Snow White's birth mother never has to find out that there's more than beauty in the colors white, red, and black, but readers may have suspected it. After all, the queen's wish is inspired by watching blood fall onto cold white snow, and although the black window frame offers a wonderful contrast, black wood suggests a coffin, not a living object. "Black as a raven's wing" might have been a better choice.

This story's ending is less disturbing than the one the Grimms used in the first edition of their book. In that story, Snow White's birth mother is the one who hates her and who leaves her in the forest. Snow White's father is the one who finds the coffin and brings it home. There he revives his daughter by having the royal doctors tie her hands and feet with ropes fastened in each corner of the room—probably a very effective way to dislodge a chunk of apple from a girl's throat.

Scenes don't come any cozier than they do in the passage where Snow White finds the dwarf's little cottage, where everything is "indescribably dainty and spotless." This cottage is a safe haven, unlike the witch's cottage in "Hansel and Gretel." The Grimms love a nice domestic scene and sometimes put one into the middle of the action, where it provides the readerly equivalent of a little rest. The feeling of an oasis continues as Snow White settles down and becomes their housekeeper. The scene where the evil queen realizes the girl is still alive is jolting in contrast.

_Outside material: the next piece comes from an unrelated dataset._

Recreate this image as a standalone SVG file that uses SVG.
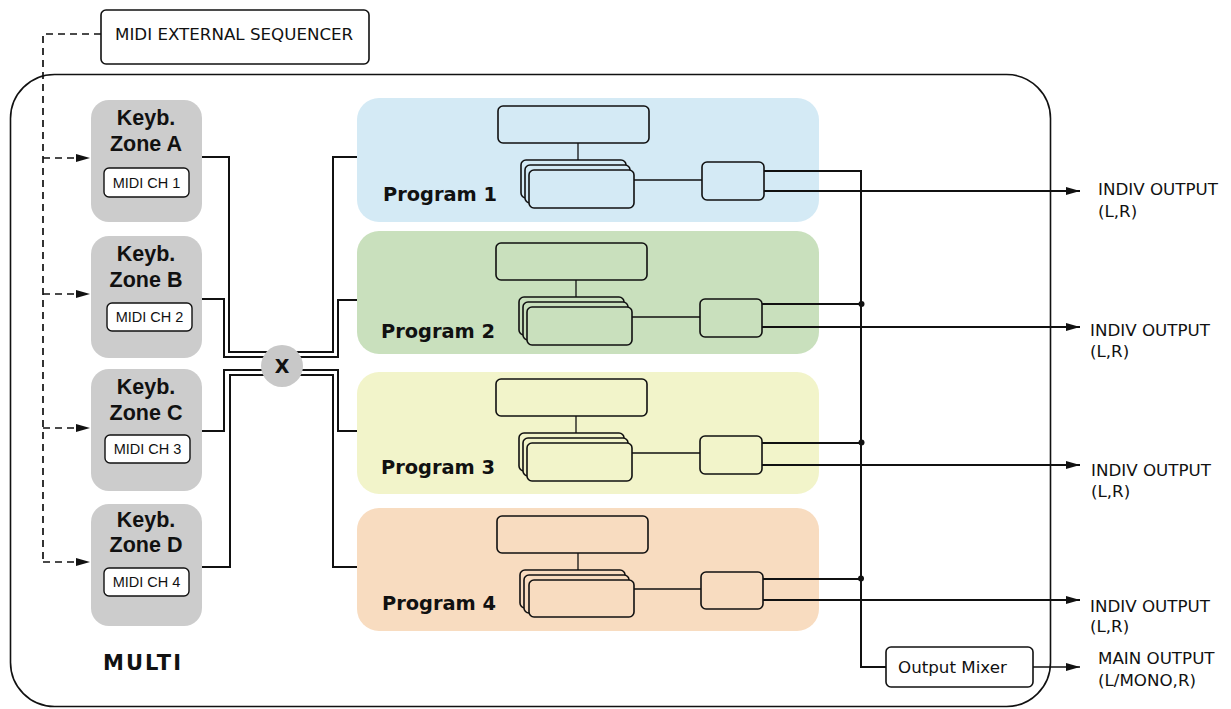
<svg xmlns="http://www.w3.org/2000/svg" width="1231" height="709" viewBox="0 0 1231 709">
<defs>
<style>
.ln{fill:none;stroke:#111;stroke-width:2}
.thin{fill:none;stroke:#111;stroke-width:1.3}
.dash{fill:none;stroke:#111;stroke-width:1.7;stroke-dasharray:7 5}
.box{stroke:#111;stroke-width:1.6}
.zone{fill:#cccccc}
.ch{fill:#fff;stroke:#111;stroke-width:1.4}
.kt{font-family:"Liberation Sans",Arial,sans-serif;font-weight:bold;font-size:21.5px;fill:#111;text-anchor:middle}
.ct{font-family:"Liberation Sans",Arial,sans-serif;font-size:14.5px;fill:#111;text-anchor:middle}
.vt{font-family:"DejaVu Sans",Verdana,sans-serif;font-size:16.7px;fill:#111}
.pt{font-family:"DejaVu Sans",Verdana,sans-serif;font-weight:bold;font-size:19.4px;fill:#111}
</style>
<marker id="ah" viewBox="0 0 14 10" refX="14" refY="5" markerWidth="14" markerHeight="10" markerUnits="userSpaceOnUse" orient="auto">
<path d="M0,1 L14,5 L0,9 Z" fill="#111"/>
</marker>
</defs>
<rect width="1231" height="709" fill="#fff"/>

<g id="multi">
<rect x="10.5" y="74.5" width="1040" height="632" rx="44" ry="44" fill="none" stroke="#111" stroke-width="1.6"/>
<text x="103" y="670" font-family="DejaVu Sans,Verdana,sans-serif" font-weight="bold" font-size="21px" letter-spacing="2" fill="#111">MULTI</text>
</g>

<g id="sequencer">
<rect x="101" y="10" width="268" height="54" rx="5" fill="#fff" stroke="#111" stroke-width="1.6"/>
<text class="vt" x="115" y="40">MIDI EXTERNAL SEQUENCER</text>
</g>

<g id="zoneA">
<rect class="zone" x="91" y="100" width="111" height="122" rx="18"/>
<text class="kt" x="146" y="125">Keyb.</text>
<text class="kt" x="146" y="151">Zone A</text>
<rect class="ch" x="104" y="168" width="85" height="29" rx="5"/>
<text class="ct" x="146.5" y="188">MIDI CH 1</text>
</g>
<g id="zoneB">
<rect class="zone" x="91" y="236" width="111" height="122" rx="18"/>
<text class="kt" x="146" y="261">Keyb.</text>
<text class="kt" x="146" y="287">Zone B</text>
<rect class="ch" x="107" y="303" width="85" height="28" rx="5"/>
<text class="ct" x="149.5" y="322">MIDI CH 2</text>
</g>
<g id="zoneC">
<rect class="zone" x="91" y="369" width="111" height="122" rx="18"/>
<text class="kt" x="146" y="394">Keyb.</text>
<text class="kt" x="146" y="420">Zone C</text>
<rect class="ch" x="105" y="435" width="85" height="28" rx="5"/>
<text class="ct" x="147.5" y="454">MIDI CH 3</text>
</g>
<g id="zoneD">
<rect class="zone" x="91" y="504" width="111" height="122" rx="18"/>
<text class="kt" x="146" y="527">Keyb.</text>
<text class="kt" x="146" y="552">Zone D</text>
<rect class="ch" x="104" y="568" width="85" height="28" rx="5"/>
<text class="ct" x="146.5" y="587">MIDI CH 4</text>
</g>

<g id="program1">
<rect x="357" y="98" width="462" height="124" rx="22" fill="#d4eaf5"/>
<text class="pt" x="383" y="201">Program 1</text>
<g fill="#d4eaf5">
<rect class="box" x="498" y="106" width="151" height="37" rx="5"/>
<line class="thin" x1="578" y1="143" x2="578" y2="160"/>
<rect class="box" x="521" y="160" width="105" height="38" rx="5"/>
<rect class="box" x="525" y="165" width="105" height="38" rx="5"/>
<rect class="box" x="529" y="170" width="105" height="38" rx="5"/>
<line class="thin" x1="634" y1="180" x2="702" y2="180"/>
<rect class="box" x="702" y="162" width="62" height="38" rx="5"/>
</g>
</g>
<g id="program2">
<rect x="357" y="231" width="462" height="123" rx="22" fill="#c9e0bd"/>
<text class="pt" x="381" y="338">Program 2</text>
<g fill="#c9e0bd">
<rect class="box" x="496" y="243" width="151" height="37" rx="5"/>
<line class="thin" x1="576" y1="280" x2="576" y2="297"/>
<rect class="box" x="519" y="297" width="105" height="38" rx="5"/>
<rect class="box" x="523" y="302" width="105" height="38" rx="5"/>
<rect class="box" x="527" y="307" width="105" height="38" rx="5"/>
<line class="thin" x1="632" y1="317" x2="700" y2="317"/>
<rect class="box" x="700" y="299" width="62" height="38" rx="5"/>
</g>
</g>
<g id="program3">
<rect x="357" y="372" width="462" height="122" rx="22" fill="#f2f4ca"/>
<text class="pt" x="381" y="474">Program 3</text>
<g fill="#f2f4ca">
<rect class="box" x="496" y="379" width="151" height="37" rx="5"/>
<line class="thin" x1="576" y1="416" x2="576" y2="433"/>
<rect class="box" x="519" y="433" width="105" height="38" rx="5"/>
<rect class="box" x="523" y="438" width="105" height="38" rx="5"/>
<rect class="box" x="527" y="443" width="105" height="38" rx="5"/>
<line class="thin" x1="632" y1="453" x2="700" y2="453"/>
<rect class="box" x="700" y="436" width="62" height="38" rx="5"/>
</g>
</g>
<g id="program4">
<rect x="357" y="508" width="462" height="123" rx="22" fill="#f8dcc0"/>
<text class="pt" x="382" y="610">Program 4</text>
<g fill="#f8dcc0">
<rect class="box" x="497" y="516" width="151" height="37" rx="5"/>
<line class="thin" x1="578" y1="553" x2="578" y2="570"/>
<rect class="box" x="520" y="570" width="105" height="38" rx="5"/>
<rect class="box" x="524" y="575" width="105" height="38" rx="5"/>
<rect class="box" x="529" y="580" width="105" height="37" rx="5"/>
<line class="thin" x1="634" y1="589" x2="701" y2="589"/>
<rect class="box" x="701" y="572" width="62" height="37" rx="5"/>
</g>
</g>

<g id="connectors">
<polyline class="dash" points="101,34 43,34 43,562"/>
<line class="dash" x1="43" y1="158" x2="90" y2="158" marker-end="url(#ah)"/>
<line class="dash" x1="43" y1="294" x2="90" y2="294" marker-end="url(#ah)"/>
<line class="dash" x1="43" y1="428" x2="90" y2="428" marker-end="url(#ah)"/>
<line class="dash" x1="43" y1="562" x2="90" y2="562" marker-end="url(#ah)"/>
<polyline class="ln" points="202,157 229,157 229,352 282,352"/>
<polyline class="ln" points="202,299 224,299 224,357 282,357"/>
<polyline class="ln" points="202,431 224,431 224,370 282,370"/>
<polyline class="ln" points="202,567 230,567 230,375 282,375"/>
<polyline class="ln" points="282,352 333,352 333,157 357,157"/>
<polyline class="ln" points="282,357 338,357 338,300 357,300"/>
<polyline class="ln" points="282,370 338,370 338,431 357,431"/>
<polyline class="ln" points="282,375 333,375 333,567 357,567"/>
<polyline class="ln" points="764,171 861,171 861,667 886,667"/>
<line class="ln" x1="762" y1="304" x2="861" y2="304"/>
<line class="ln" x1="762" y1="443" x2="861" y2="443"/>
<line class="ln" x1="763" y1="579" x2="861" y2="579"/>
<circle cx="861.5" cy="304" r="3" fill="#111"/>
<circle cx="861.5" cy="442.5" r="3" fill="#111"/>
<circle cx="861" cy="578.5" r="3" fill="#111"/>
<line class="ln" x1="764" y1="191" x2="1080" y2="191" marker-end="url(#ah)"/>
<line class="ln" x1="762" y1="327" x2="1080" y2="327" marker-end="url(#ah)"/>
<line class="ln" x1="762" y1="465" x2="1080" y2="465" marker-end="url(#ah)"/>
<line class="ln" x1="763" y1="600" x2="1080" y2="600" marker-end="url(#ah)"/>
<line class="thin" x1="1033" y1="667" x2="1080" y2="667" stroke-width="1" marker-end="url(#ah)"/>
</g>

<g id="crossbar">
<circle cx="282" cy="366" r="21" fill="#c8c8c8"/>
<text x="282" y="373" font-family="DejaVu Sans,Verdana,sans-serif" font-weight="bold" font-size="19px" text-anchor="middle" fill="#111">X</text>
</g>

<g id="mixer">
<rect x="886" y="647" width="147" height="40" rx="5" fill="#fff" stroke="#111" stroke-width="1.6"/>
<text class="vt" x="898" y="673">Output Mixer</text>
</g>

<g id="labels">
<text class="vt" x="1098" y="195">INDIV OUTPUT</text>
<text class="vt" x="1098" y="217">(L,R)</text>
<text class="vt" x="1090" y="336">INDIV OUTPUT</text>
<text class="vt" x="1090" y="357">(L,R)</text>
<text class="vt" x="1091" y="476">INDIV OUTPUT</text>
<text class="vt" x="1091" y="497">(L,R)</text>
<text class="vt" x="1090" y="612">INDIV OUTPUT</text>
<text class="vt" x="1090" y="632">(L,R)</text>
<text class="vt" x="1098" y="664">MAIN OUTPUT</text>
<text class="vt" x="1098" y="686">(L/MONO,R)</text>
</g>
</svg>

Having the queen pose as a peddler is an interesting choice and one that would have appealed to children of the preindustrial world, who had very few possessions of their own. Snow White is now so removed from the world that pretty novelties must be especially eye-catching. The apple, too, is beautiful. Like Snow White, it's "white with red cheeks." Apples may not seem like much of a treat now, but in the days when fresh fruit could only be eaten in season, the peddler's apple would have been very tempting.